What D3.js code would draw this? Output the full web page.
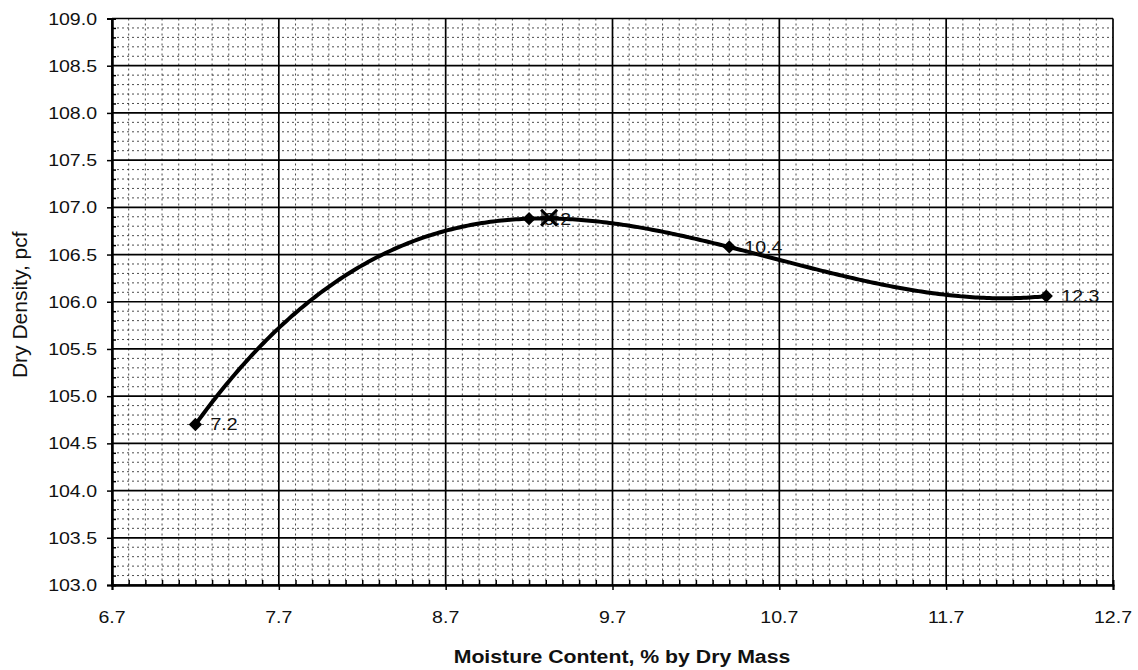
<!DOCTYPE html>
<html><head><meta charset="utf-8">
<script src="https://cdn.jsdelivr.net/npm/d3@7"></script>
<style>body{margin:0;background:#fff;} svg{display:block;}</style>
</head><body>
<svg id="c" width="1138" height="670"></svg>
<script>
const moisture = [7.2, 9.2, 10.4, 12.3];
const density = [104.7, 106.88, 106.58, 106.06];
const pointLabels = ["7.2", "9.2", "10.4", "12.3"];
const optimumMoisture = [9.32];
const optimumDensity = [106.89];
const xTicks = [6.7, 7.7, 8.7, 9.7, 10.7, 11.7, 12.7];
const yTicks = [103.0, 103.5, 104.0, 104.5, 105.0, 105.5, 106.0, 106.5, 107.0, 107.5, 108.0, 108.5, 109.0];
const xTitle = "Moisture Content, % by Dry Mass";
const yTitle = "Dry Density, pcf";

const svg = d3.select("#c");
const L = 112, R = 1113, T = 18.5, B = 585;
const x = d3.scaleLinear().domain([6.7, 12.7]).range([L, R]);
const y = d3.scaleLinear().domain([103, 109]).range([B, T]);
const font = "'Liberation Sans', Arial, sans-serif";
const SX = 1.15;

function txt(g, px, py, s, size, anchor, weight) {
  return g.append("text")
    .attr("transform", `translate(${px},${py}) scale(${SX},1)`)
    .attr("text-anchor", anchor).attr("font-family", font)
    .attr("font-size", size).attr("font-weight", weight || "normal")
    .attr("fill", "#111").text(s);
}

// minor grid (every 0.1)
const minorX = d3.range(67, 128).map(v => v / 10).filter(v => !xTicks.some(t => Math.abs(t - v) < 0.01));
const minorY = d3.range(1030, 1091).map(v => v / 10).filter(v => !yTicks.some(t => Math.abs(t - v) < 0.01));
const grid = svg.append("g");
grid.selectAll(".mx").data(minorX).join("line")
  .attr("x1", d => x(d)).attr("x2", d => x(d)).attr("y1", T).attr("y2", B)
  .attr("stroke", "#222").attr("stroke-width", 1).attr("stroke-dasharray", "2,3").attr("opacity", 0.8);
grid.selectAll(".my").data(minorY).join("line")
  .attr("x1", L).attr("x2", R).attr("y1", d => y(d)).attr("y2", d => y(d))
  .attr("stroke", "#222").attr("stroke-width", 1).attr("stroke-dasharray", "2,3").attr("opacity", 0.8);
// major grid
grid.selectAll(".Mx").data(xTicks).join("line")
  .attr("x1", d => x(d)).attr("x2", d => x(d)).attr("y1", T).attr("y2", B)
  .attr("stroke", "#000").attr("stroke-width", 1.7);
grid.selectAll(".My").data(yTicks).join("line")
  .attr("x1", L).attr("x2", R).attr("y1", d => y(d)).attr("y2", d => y(d))
  .attr("stroke", "#000").attr("stroke-width", 1.7);

// axes
const gx = svg.append("g").attr("transform", `translate(0,${B})`)
  .call(d3.axisBottom(x).tickValues(xTicks).tickSize(5).tickFormat(""));
const gxm = svg.append("g").attr("transform", `translate(0,${B})`)
  .call(d3.axisTop(x).tickValues(minorX).tickSize(5).tickFormat(""));
const gy = svg.append("g").attr("transform", `translate(${L},0)`)
  .call(d3.axisLeft(y).tickValues(yTicks).tickSize(5).tickFormat(""));
const gym = svg.append("g").attr("transform", `translate(${L},0)`)
  .call(d3.axisRight(y).tickValues(minorY).tickSize(4).tickFormat(""));
[gx, gxm, gy, gym].forEach(g => {
  g.selectAll("line").attr("stroke", "#000").attr("stroke-width", 1.5);
  g.select(".domain").attr("stroke", "#000").attr("stroke-width", 2);
});

// tick labels
const lab = svg.append("g");
xTicks.forEach(v => txt(lab, x(v), 623, v.toFixed(1), 17, "middle"));
yTicks.forEach(v => txt(lab, 97, y(v) + 6, v.toFixed(1), 17, "end"));

// titles
txt(svg, 622, 663, xTitle, 18.5, "middle", "bold");
svg.append("text").attr("transform", `translate(27,${(T + B) / 2 + 3}) rotate(-90)`)
  .attr("text-anchor", "middle").attr("font-family", font).attr("font-size", 21)
  .attr("fill", "#111").text(yTitle);

// 3rd-order polynomial trendline (exact cubic through the 4 points, Lagrange form)
function poly(v) {
  let s = 0;
  for (let i = 0; i < moisture.length; i++) {
    let t = density[i];
    for (let j = 0; j < moisture.length; j++) if (j !== i) t *= (v - moisture[j]) / (moisture[i] - moisture[j]);
    s += t;
  }
  return s;
}
const xs = d3.range(0, 301).map(k => moisture[0] + (moisture[moisture.length - 1] - moisture[0]) * k / 300);
svg.append("path").attr("d", d3.line().x(d => x(d)).y(d => y(poly(d)))(xs))
  .attr("fill", "none").attr("stroke", "#000").attr("stroke-width", 4).attr("stroke-linejoin", "round");

// markers
svg.selectAll(".pt").data(moisture).join("path")
  .attr("transform", (d, i) => `translate(${x(d)},${y(density[i])}) rotate(45)`)
  .attr("d", d3.symbol(d3.symbolSquare, 88)()).attr("fill", "#000");

// labels
moisture.forEach((m, i) => txt(svg, x(m) + 15, y(density[i]) + 6, pointLabels[i], 17, "start"));

// optimum X marker
optimumMoisture.forEach((m, i) => {
  const cx = x(m), cy = y(optimumDensity[i]);
  const g = svg.append("g").attr("transform", `translate(${cx},${cy})`);
  g.append("path").attr("d", "M-8,-8L8,8M-8,8L8,-8M-9,0L9,0")
    .attr("stroke", "#000").attr("stroke-width", 3).attr("fill", "none");
  g.append("path").attr("d", "M-8,-7L0,0L-8,7ZM8,-7L0,0L8,7Z").attr("fill", "#000").attr("opacity", 0.6);
});
</script>
</body></html>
--------------------
*EXERCISE DIRECTIONS:* Copy each line exactly, and leave the pictures out of your copy.

*FINAL RESULT:*
What D3.js code would draw this? Output the full web page.
<!DOCTYPE html>
<html><head><meta charset="utf-8">
<script src="https://cdn.jsdelivr.net/npm/d3@7"></script>
<style>body{margin:0;background:#fff;} svg{display:block;}</style>
</head><body>
<svg id="c" width="1138" height="670"></svg>
<script>
const moisture = [7.2, 9.2, 10.4, 12.3];
const density = [104.7, 106.88, 106.58, 106.06];
const pointLabels = ["7.2", "9.2", "10.4", "12.3"];
const optimumMoisture = [9.32];
const optimumDensity = [106.89];
const xTicks = [6.7, 7.7, 8.7, 9.7, 10.7, 11.7, 12.7];
const yTicks = [103.0, 103.5, 104.0, 104.5, 105.0, 105.5, 106.0, 106.5, 107.0, 107.5, 108.0, 108.5, 109.0];
const xTitle = "Moisture Content, % by Dry Mass";
const yTitle = "Dry Density, pcf";

const svg = d3.select("#c");
const L = 112, R = 1113, T = 18.5, B = 585;
const x = d3.scaleLinear().domain([6.7, 12.7]).range([L, R]);
const y = d3.scaleLinear().domain([103, 109]).range([B, T]);
const font = "'Liberation Sans', Arial, sans-serif";
const SX = 1.15;

function txt(g, px, py, s, size, anchor, weight) {
  return g.append("text")
    .attr("transform", `translate(${px},${py}) scale(${SX},1)`)
    .attr("text-anchor", anchor).attr("font-family", font)
    .attr("font-size", size).attr("font-weight", weight || "normal")
    .attr("fill", "#111").text(s);
}

// minor grid (every 0.1)
const minorX = d3.range(67, 128).map(v => v / 10).filter(v => !xTicks.some(t => Math.abs(t - v) < 0.01));
const minorY = d3.range(1030, 1091).map(v => v / 10).filter(v => !yTicks.some(t => Math.abs(t - v) < 0.01));
const grid = svg.append("g");
grid.selectAll(".mx").data(minorX).join("line")
  .attr("x1", d => x(d)).attr("x2", d => x(d)).attr("y1", T).attr("y2", B)
  .attr("stroke", "#222").attr("stroke-width", 1).attr("stroke-dasharray", "2,3").attr("opacity", 0.8);
grid.selectAll(".my").data(minorY).join("line")
  .attr("x1", L).attr("x2", R).attr("y1", d => y(d)).attr("y2", d => y(d))
  .attr("stroke", "#222").attr("stroke-width", 1).attr("stroke-dasharray", "2,3").attr("opacity", 0.8);
// major grid
grid.selectAll(".Mx").data(xTicks).join("line")
  .attr("x1", d => x(d)).attr("x2", d => x(d)).attr("y1", T).attr("y2", B)
  .attr("stroke", "#000").attr("stroke-width", 1.7);
grid.selectAll(".My").data(yTicks).join("line")
  .attr("x1", L).attr("x2", R).attr("y1", d => y(d)).attr("y2", d => y(d))
  .attr("stroke", "#000").attr("stroke-width", 1.7);

// axes
const gx = svg.append("g").attr("transform", `translate(0,${B})`)
  .call(d3.axisBottom(x).tickValues(xTicks).tickSize(5).tickFormat(""));
const gxm = svg.append("g").attr("transform", `translate(0,${B})`)
  .call(d3.axisTop(x).tickValues(minorX).tickSize(5).tickFormat(""));
const gy = svg.append("g").attr("transform", `translate(${L},0)`)
  .call(d3.axisLeft(y).tickValues(yTicks).tickSize(5).tickFormat(""));
const gym = svg.append("g").attr("transform", `translate(${L},0)`)
  .call(d3.axisRight(y).tickValues(minorY).tickSize(4).tickFormat(""));
[gx, gxm, gy, gym].forEach(g => {
  g.selectAll("line").attr("stroke", "#000").attr("stroke-width", 1.5);
  g.select(".domain").attr("stroke", "#000").attr("stroke-width", 2);
});

// tick labels
const lab = svg.append("g");
xTicks.forEach(v => txt(lab, x(v), 623, v.toFixed(1), 17, "middle"));
yTicks.forEach(v => txt(lab, 97, y(v) + 6, v.toFixed(1), 17, "end"));

// titles
txt(svg, 622, 663, xTitle, 18.5, "middle", "bold");
svg.append("text").attr("transform", `translate(27,${(T + B) / 2 + 3}) rotate(-90)`)
  .attr("text-anchor", "middle").attr("font-family", font).attr("font-size", 21)
  .attr("fill", "#111").text(yTitle);

// 3rd-order polynomial trendline (exact cubic through the 4 points, Lagrange form)
function poly(v) {
  let s = 0;
  for (let i = 0; i < moisture.length; i++) {
    let t = density[i];
    for (let j = 0; j < moisture.length; j++) if (j !== i) t *= (v - moisture[j]) / (moisture[i] - moisture[j]);
    s += t;
  }
  return s;
}
const xs = d3.range(0, 301).map(k => moisture[0] + (moisture[moisture.length - 1] - moisture[0]) * k / 300);
svg.append("path").attr("d", d3.line().x(d => x(d)).y(d => y(poly(d)))(xs))
  .attr("fill", "none").attr("stroke", "#000").attr("stroke-width", 4).attr("stroke-linejoin", "round");

// markers
svg.selectAll(".pt").data(moisture).join("path")
  .attr("transform", (d, i) => `translate(${x(d)},${y(density[i])}) rotate(45)`)
  .attr("d", d3.symbol(d3.symbolSquare, 88)()).attr("fill", "#000");

// labels
moisture.forEach((m, i) => txt(svg, x(m) + 15, y(density[i]) + 6, pointLabels[i], 17, "start"));

// optimum X marker
optimumMoisture.forEach((m, i) => {
  const cx = x(m), cy = y(optimumDensity[i]);
  const g = svg.append("g").attr("transform", `translate(${cx},${cy})`);
  g.append("path").attr("d", "M-8,-8L8,8M-8,8L8,-8M-9,0L9,0")
    .attr("stroke", "#000").attr("stroke-width", 3).attr("fill", "none");
  g.append("path").attr("d", "M-8,-7L0,0L-8,7ZM8,-7L0,0L8,7Z").attr("fill", "#000").attr("opacity", 0.6);
});
</script>
</body></html>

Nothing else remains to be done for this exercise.